Winter weather woes spread across Canada
Published Saturday, December 10, 2016 12:15PM EST
Last Updated Saturday, December 10, 2016 6:59PM EST
Canada is living up to its “Great White North” reputation as multiple pockets of winter weather cause heavy snow, dangerous driving conditions, bridge closures and concern for the homeless.
Residents in southern Ontario could see their first big blast of winter this season starting Sunday, when a system out of the U.S. is expected to bring up to 20 centimetres of snow to some areas.
Environment Canada issued a special weather statement Saturday for much of southern Ontario. The national weather agency said a low pressure system is likely to impact areas from Sarnia all the way to Kingston in Eastern Ontario.
“Current information suggests the precipitation will fall primarily as snow, but with a possibility of changing over to rain early Monday morning, particularly near the shores of Lake Ontario,” the statement read.
Toronto and the GTA can expect 10-15 centimetres of snow, while snow squalls are expected to affect areas around the Bruce Peninsula, creating low to zero visibility.
Wintry weather has already affected other parts of Canada, including British Columbia’s typically mild south coast. Lower temperatures have brought snow to the region this week.
Falling snow and ice has forced the closure of the Alex Fraser Bridge in Metro Vancouver. The bridge connects Richmond and New Westminster with North Delta.

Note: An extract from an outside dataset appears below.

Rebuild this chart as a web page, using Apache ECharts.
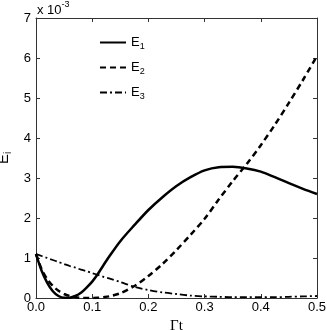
<!DOCTYPE html>
<html>
<head>
<meta charset="utf-8">
<script src="https://cdn.jsdelivr.net/npm/echarts@6/dist/echarts.min.js"></script>
<style>
  html, body { margin: 0; padding: 0; background: #fff; }
  #chart { width: 327px; height: 330px; }
</style>
</head>
<body>
<div id="chart"></div>
<script>
// time values (Γt) shared by all three curves
const tValues = [0, 0.01, 0.02, 0.03, 0.04, 0.05, 0.06, 0.07, 0.08, 0.09, 0.1, 0.11, 0.12, 0.13,
  0.15, 0.175, 0.2, 0.225, 0.25, 0.275, 0.3, 0.325, 0.35, 0.375, 0.4, 0.425, 0.45, 0.475, 0.5]

// values in units of 1e-3
const e1 = [1.1, 0.68, 0.38, 0.17, 0.05, 0.004, 0.008, 0.05, 0.13, 0.26, 0.41, 0.6, 0.82, 1.03,
  1.42, 1.82, 2.2, 2.52, 2.8, 3.02, 3.19, 3.27, 3.28, 3.24, 3.16, 3.02, 2.87, 2.73, 2.6]
const e2 = [1.1, 0.72, 0.47, 0.3, 0.18, 0.1, 0.05, 0.02, 0.005, 0, 0, 0.005, 0.02, 0.04,
  0.12, 0.3, 0.55, 0.85, 1.2, 1.58, 1.98, 2.46, 2.92, 3.35, 3.82, 4.33, 4.88, 5.45, 6.05]
const e3 = [1.1, 1.05, 1.0, 0.95, 0.9, 0.85, 0.8, 0.76, 0.71, 0.67, 0.62, 0.58, 0.53, 0.49,
  0.4, 0.28, 0.2, 0.14, 0.1, 0.06, 0.04, 0.03, 0.02, 0.02, 0.02, 0.02, 0.03, 0.04, 0.05]

const seriesNames = ['E1', 'E2', 'E3']
const xTicks = [0, 0.1, 0.2, 0.3, 0.4, 0.5]
const yTicks = [0, 1, 2, 3, 4, 5, 6, 7]

const pairs = (ys) => tValues.map((t, i) => [t, ys[i]])

const chart = echarts.init(document.getElementById('chart'))

const font = 'Liberation Sans, Arial, sans-serif'
const axisColor = '#333'

const baseAxis = {
  axisLine: { show: true, onZero: false, lineStyle: { color: axisColor, width: 1 } },
  axisTick: { show: true, inside: true, length: 4, lineStyle: { color: axisColor } },
  splitLine: { show: false }
}

const option = {
  animation: false,
  backgroundColor: '#fff',
  grid: { left: 36, right: 10, top: 18, bottom: 32, containLabel: false, outerBoundsMode: 'none' },
  legend: {
    orient: 'vertical',
    left: 94,
    top: 31,
    itemWidth: 26,
    itemHeight: 10,
    itemGap: 10,
    data: seriesNames,
    itemStyle: { opacity: 0 },
    formatter: (name) => '{b|E}{s|' + name.slice(1) + '}',
    textStyle: {
      rich: {
        b: { fontSize: 13, fontFamily: font, color: '#000' },
        s: { fontSize: 9, fontFamily: font, color: '#000', verticalAlign: 'bottom', padding: [8, 0, 0, 0] }
      }
    }
  },
  xAxis: [
    {
      ...baseAxis,
      type: 'value',
      min: xTicks[0],
      max: xTicks[xTicks.length - 1],
      interval: 0.1,
      axisLabel: {
        color: '#000', fontSize: 13, fontFamily: font, margin: 3,
        formatter: (v) => v.toFixed(1)
      },
      name: 'Γt',
      nameLocation: 'middle',
      nameGap: 20,
      nameTextStyle: { color: '#000', fontSize: 15, fontFamily: 'Liberation Serif, Times New Roman, serif' }
    },
    {
      ...baseAxis,
      type: 'value',
      position: 'top',
      min: xTicks[0],
      max: xTicks[xTicks.length - 1],
      interval: 0.1,
      axisLabel: { show: false }
    }
  ],
  yAxis: [
    {
      ...baseAxis,
      type: 'value',
      min: yTicks[0],
      max: yTicks[yTicks.length - 1],
      interval: 1,
      axisLabel: { color: '#000', fontSize: 13, fontFamily: font, margin: 5 },
      name: '{b|E}{s|i}',
      nameLocation: 'middle',
      nameGap: 19,
      nameRotate: 90,
      nameTextStyle: {
        rich: {
          b: { fontSize: 15, fontFamily: font, color: '#000' },
          s: { fontSize: 10, fontFamily: font, color: '#000', padding: [8, 0, 0, 0] }
        }
      }
    },
    {
      ...baseAxis,
      type: 'value',
      position: 'right',
      min: yTicks[0],
      max: yTicks[yTicks.length - 1],
      interval: 1,
      axisLabel: { show: false }
    }
  ],
  graphic: [
    {
      type: 'text',
      left: 37,
      top: 0,
      style: {
        text: '{b|x 10}{s|-3}',
        rich: {
          b: { fontSize: 13, fontFamily: font, fill: '#000', padding: [6, 0, 0, 0] },
          s: { fontSize: 9, fontFamily: font, fill: '#000', padding: [0, 0, 6, 0] }
        }
      }
    }
  ],
  series: [
    {
      name: seriesNames[0],
      type: 'line',
      data: pairs(e1),
      smooth: 0.3,
      symbol: 'none',
      itemStyle: { color: '#000' },
      lineStyle: { color: '#000', width: 2.5, type: 'solid' }
    },
    {
      name: seriesNames[1],
      type: 'line',
      data: pairs(e2),
      smooth: 0.3,
      symbol: 'none',
      itemStyle: { color: '#000' },
      lineStyle: { color: '#000', width: 2.5, type: [6, 4] }
    },
    {
      name: seriesNames[2],
      type: 'line',
      data: pairs(e3),
      smooth: 0.3,
      symbol: 'none',
      itemStyle: { color: '#000' },
      lineStyle: { color: '#000', width: 1.8, type: [7, 3, 2, 3] }
    }
  ]
}

chart.setOption(option)
</script>
</body>
</html>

As of Saturday afternoon, there were also extreme cold warnings in some parts of Alberta, including Edmonton and Fort McMurray. Wind chill could see temperatures dip to minus 40 in the northern and central regions of the province.
The City of Edmonton is keeping its underground LRT concourses open all night to protect the city’s homeless from the frigid weather. Shelters are expected to fill up quickly.
An extreme cold warning is also in place in Lloydminster, Saskatchewan.
Environment Canada has issued snow squall warnings in four counties in northern Nova Scotia. The Cape Breton area is expected to be hardest hit with forecasts calling for up to 30 centimetres by Sunday evening.
Officially, the first day of winter is Dec. 21.